Para se ter ideia, O Processo foi filmado com apenas uma câmera, com exceção das imagens feitas no Plenário da Câmara, quando foram utilizadas duas câmeras. A cineasta trabalhou com cerca de 450 horas de filmagem para chegar ao resultado final.
Reação da mídia e prêmios internacionais
Ao contrário do que parte da esquerda brasileira pensa, Guta Ramos considera ser uma ilusão achar que a opinião pública internacional tem clareza do golpe em curso no Brasil. De acordo com a cineasta, a maioria das pessoas ficam boquiabertas com a dimensão do que ocorreu. “Tem, sim, gente lá fora denunciando, mas boa parte da opinião pública acha que foi um simples processo de impeachment. As pessoas ficam completamente surpresas”, diz.
Na avaliação dela, a reação das pessoas no exterior é diferente da nossa pelo fato de não terem vivido de forma tão intensa esse processo todo. “Nós tivemos uma relação muito emocional. As pessoas choram, interagem, batem palma”, diz. Mas no exterior, revela, tem sido comum momentos de aplausos.
O filme foi aclamado no consagrado Festival de Berlim, além de ter conquistado o prêmio de melhor longa-metragem no Festival Documenta Madri, na Espanha, e escolhido como melhor longa-metragem tanto pelo público quanto pelo júri do festival IndieLisboa, em Portugal, além de aplausos na Suíça e no Canadá. “As pessoas podem não ter vivido isso tudo, mas compreendem muito bem o que está sendo retratado, o que se passou, quem é quem na história”.
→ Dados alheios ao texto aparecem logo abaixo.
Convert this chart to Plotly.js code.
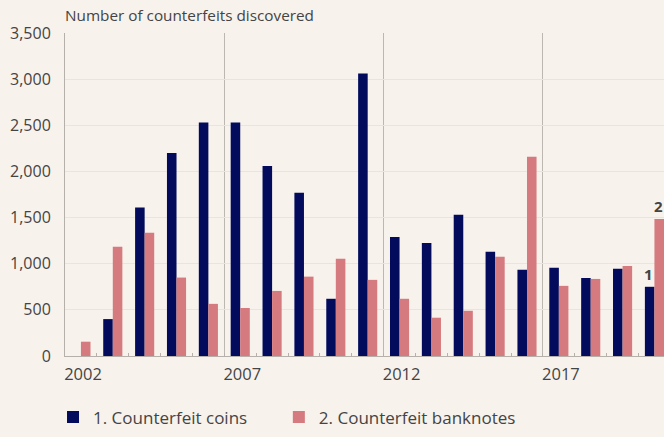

Com forte teor kafkiano, na opinião da própria diretora, a identificação do público estrangeiro com O Processo se dá, também, pela universalidade do que ela chama “teatro” da política: “Existem Janaínas Paschoais no Brasil, mas existem Trumps lá fora. Existe uma extrema-direita em ascensão. Fui exibir o filme na França e havia uma greve gigantesca contra a reforma trabalhista de Emmanuel Macron. É um filme atual, que se relaciona com essa universalidade da política”.
O fato de ter recebido premiações internacionais, na visão de Guta Ramos, mostra que o filme não é panfletário, mas um filme bom como cinema. “Não é um filme feito só para denunciar, mas para retratar e refletir sobre o tema”, diz.
Sobre a crítica feita pela mídia tradicional brasileira, um dos principais formuladores do golpe contra Dilma Rousseff, a cineasta diz que não está sendo tão negativo como alguns poderiam esperar. “A crítica até que foi boa. Algumas positivas, outras nem tanto. Cada um com sua opinião, eu respeito”, diz. “Mas teve gente que disse que o filme é monótono. Monótono pra quem? Teve, também, gente dizendo que o filme é tendencioso… Ora, e a mídia não é tendenciosa?”.
Quanto às acusações de que o filme teria lado ou levantar bandeiras, Guta esclarece que a mídia inteira estava presente na Câmara durante o impeachment, mas muitos parlamentares questionavam apenas a presença da equipe do documentário. “Fora as insinuações e suposições de que estávamos sendo pagos, estávamos enviesados… Eu pedi acesso aos bastidores da esquerda e da direita. A esquerda me deu acesso. Os assessores jurídicos das lideranças de esquerda já conheciam meus filmes”.
Por fim, a cineasta reforçou a importância de que o filme seja um sucesso nas salas de cinema como forma de fortalecer esse tipo de produção. “É importante que resgatemos espaços de cinema no Brasil. É difícil emplacar filmes no cinema. Há, inclusive, poucos cinemas no país. Quanto mais gente for ver, mais tempo o filme fica. O público tem que ir ao cinema e isso, por si só, tem muito peso político. É importante que haja esse esforço para que o filme seja assistido no cinema e, quando não for possível, que utilizemos a Internet e outras plataformas para disseminá-lo”.
Núcleo de Cultura
A atividade marcou o lançamento oficial do Núcleo de Cultura do Centro de Estudos da Mídia Alternativa Barão de Itararé. A proposta do Núcleo é realizar debates, diálogos e atividades relacionadas ao mundo das artes em intersecção com temas como a mídia e a política.